- Material provided -

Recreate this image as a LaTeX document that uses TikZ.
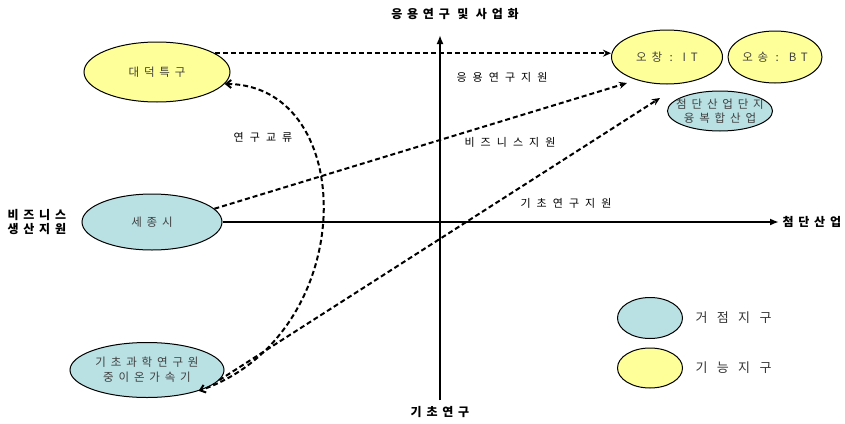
\documentclass[tikz,border=0pt]{standalone}
\usepackage{fontspec}
\newfontfamily\kr[LetterSpace=42]{Noto Sans CJK KR}
\newfontfamily\krw[LetterSpace=55]{Noto Sans CJK KR}
\newfontfamily\krl[LetterSpace=72]{Noto Sans CJK KR}
\newfontfamily\krb[LetterSpace=40]{Noto Sans CJK KR}
\usetikzlibrary{arrows.meta,calc,shapes.geometric}
\definecolor{yelfill}{HTML}{FFFF99}
\definecolor{blufill}{HTML}{B9E0E3}
\begin{document}
\begin{tikzpicture}[x=1pt,y=-1pt,
  ell/.style={ellipse, draw, line width=1pt, inner sep=0pt},
  elltext/.style={font=\kr\fontsize{11.5}{15}\selectfont, text=black!75, align=center},
  yel/.style={ell, fill=yelfill},
  blu/.style={ell, fill=blufill},
  dashline/.style={line width=2pt, dash pattern=on 5pt off 3pt},
  dasharrow/.style={dashline, -{Stealth[length=8pt,width=7pt]}},
  axis/.style={line width=2.4pt, -{Latex[length=9pt,width=7pt]}},
  lab/.style={font=\krw\fontsize{11}{13}\selectfont},
  leglab/.style={font=\krl\fontsize{13}{15}\selectfont, text=black!80, anchor=west},
  axlab/.style={font=\krb\bfseries\fontsize{12}{14.5}\selectfont, align=left}]
\useasboundingbox (0,0) rectangle (845,423);
% ellipses
\node[yel, minimum width=146pt, minimum height=60pt, label={[elltext]center:대덕특구}] (daedeok) at (157,72) {};
\node[blu, minimum width=140pt, minimum height=56pt, label={[elltext]center:세종시}] (sejong) at (152,222) {};
\node[blu, minimum width=154pt, minimum height=55pt, label={[elltext]center:기초과학연구원\\중이온가속기}] (gicho) at (147,370) {};
\node[yel, minimum width=111pt, minimum height=54pt, label={[elltext]center:오창 : IT}] (ochang) at (667,57) {};
\node[yel, minimum width=94pt, minimum height=52pt, label={[elltext]center:오송 : BT}] (osong) at (775,57) {};
\node[blu, minimum width=105pt, minimum height=40pt, label={[elltext, font=\kr\fontsize{11.5}{14}\selectfont]center:첨단산업단지\\융복합산업}] (cheomdan) at (720,111) {};
% legend
\node[blu, minimum width=65pt, minimum height=41pt] (legb) at (650,318) {};
\node[yel, minimum width=65pt, minimum height=40pt] (legy) at (650,368) {};
\node[leglab] (legbt) at (692,318) {거점지구};
\node[leglab] (legyt) at (692,368) {기능지구};
% axes
\coordinate (vb) at (440,400);
\coordinate (vt) at (440,35);
\coordinate (hx) at (779,222);
\draw[axis] (vb) -- (vt);
\draw[axis] (sejong.east) -- (hx);
\node[axlab] (top) at (455,14) {응용연구 및 사업화};
\node[axlab] (bot) at (440,412) {기초연구};
\node[axlab, anchor=west] (right) at (779,222) {첨단산업};
\node[axlab, anchor=west] (left) at (4,222) {비즈니스\\생산지원};
% connectors
\draw[dasharrow] (daedeok.18) -- (daedeok.18 -| ochang.west);
\draw[dasharrow] (sejong.12) -- ($(ochang.center)+(-40,26)$);
\draw[dasharrow] (gicho.-8) -- ($(cheomdan.center)+(-60,-13)$);
\draw[dashline, {Straight Barb[length=5pt,width=8pt]}-{Straight Barb[length=5pt,width=8pt]}]
  (daedeok.-10) .. controls (360,85) and (360,335) .. (gicho.-22);
% labels
\node[lab] (l1) at (502,77) {응용연구지원};
\node[lab] (l2) at (510,142) {비즈니스지원};
\node[lab] (l3) at (566,203) {기초연구지원};
\node[lab] (l4) at (263,137) {연구교류};
\end{tikzpicture}
\end{document}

- Requirement -
Give every line above again exactly, with no pictures.

- Reply to the exercise -
Recreate this image as a LaTeX document that uses TikZ.
\documentclass[tikz,border=0pt]{standalone}
\usepackage{fontspec}
\newfontfamily\kr[LetterSpace=42]{Noto Sans CJK KR}
\newfontfamily\krw[LetterSpace=55]{Noto Sans CJK KR}
\newfontfamily\krl[LetterSpace=72]{Noto Sans CJK KR}
\newfontfamily\krb[LetterSpace=40]{Noto Sans CJK KR}
\usetikzlibrary{arrows.meta,calc,shapes.geometric}
\definecolor{yelfill}{HTML}{FFFF99}
\definecolor{blufill}{HTML}{B9E0E3}
\begin{document}
\begin{tikzpicture}[x=1pt,y=-1pt,
  ell/.style={ellipse, draw, line width=1pt, inner sep=0pt},
  elltext/.style={font=\kr\fontsize{11.5}{15}\selectfont, text=black!75, align=center},
  yel/.style={ell, fill=yelfill},
  blu/.style={ell, fill=blufill},
  dashline/.style={line width=2pt, dash pattern=on 5pt off 3pt},
  dasharrow/.style={dashline, -{Stealth[length=8pt,width=7pt]}},
  axis/.style={line width=2.4pt, -{Latex[length=9pt,width=7pt]}},
  lab/.style={font=\krw\fontsize{11}{13}\selectfont},
  leglab/.style={font=\krl\fontsize{13}{15}\selectfont, text=black!80, anchor=west},
  axlab/.style={font=\krb\bfseries\fontsize{12}{14.5}\selectfont, align=left}]
\useasboundingbox (0,0) rectangle (845,423);
% ellipses
\node[yel, minimum width=146pt, minimum height=60pt, label={[elltext]center:대덕특구}] (daedeok) at (157,72) {};
\node[blu, minimum width=140pt, minimum height=56pt, label={[elltext]center:세종시}] (sejong) at (152,222) {};
\node[blu, minimum width=154pt, minimum height=55pt, label={[elltext]center:기초과학연구원\\중이온가속기}] (gicho) at (147,370) {};
\node[yel, minimum width=111pt, minimum height=54pt, label={[elltext]center:오창 : IT}] (ochang) at (667,57) {};
\node[yel, minimum width=94pt, minimum height=52pt, label={[elltext]center:오송 : BT}] (osong) at (775,57) {};
\node[blu, minimum width=105pt, minimum height=40pt, label={[elltext, font=\kr\fontsize{11.5}{14}\selectfont]center:첨단산업단지\\융복합산업}] (cheomdan) at (720,111) {};
% legend
\node[blu, minimum width=65pt, minimum height=41pt] (legb) at (650,318) {};
\node[yel, minimum width=65pt, minimum height=40pt] (legy) at (650,368) {};
\node[leglab] (legbt) at (692,318) {거점지구};
\node[leglab] (legyt) at (692,368) {기능지구};
% axes
\coordinate (vb) at (440,400);
\coordinate (vt) at (440,35);
\coordinate (hx) at (779,222);
\draw[axis] (vb) -- (vt);
\draw[axis] (sejong.east) -- (hx);
\node[axlab] (top) at (455,14) {응용연구 및 사업화};
\node[axlab] (bot) at (440,412) {기초연구};
\node[axlab, anchor=west] (right) at (779,222) {첨단산업};
\node[axlab, anchor=west] (left) at (4,222) {비즈니스\\생산지원};
% connectors
\draw[dasharrow] (daedeok.18) -- (daedeok.18 -| ochang.west);
\draw[dasharrow] (sejong.12) -- ($(ochang.center)+(-40,26)$);
\draw[dasharrow] (gicho.-8) -- ($(cheomdan.center)+(-60,-13)$);
\draw[dashline, {Straight Barb[length=5pt,width=8pt]}-{Straight Barb[length=5pt,width=8pt]}]
  (daedeok.-10) .. controls (360,85) and (360,335) .. (gicho.-22);
% labels
\node[lab] (l1) at (502,77) {응용연구지원};
\node[lab] (l2) at (510,142) {비즈니스지원};
\node[lab] (l3) at (566,203) {기초연구지원};
\node[lab] (l4) at (263,137) {연구교류};
\end{tikzpicture}
\end{document}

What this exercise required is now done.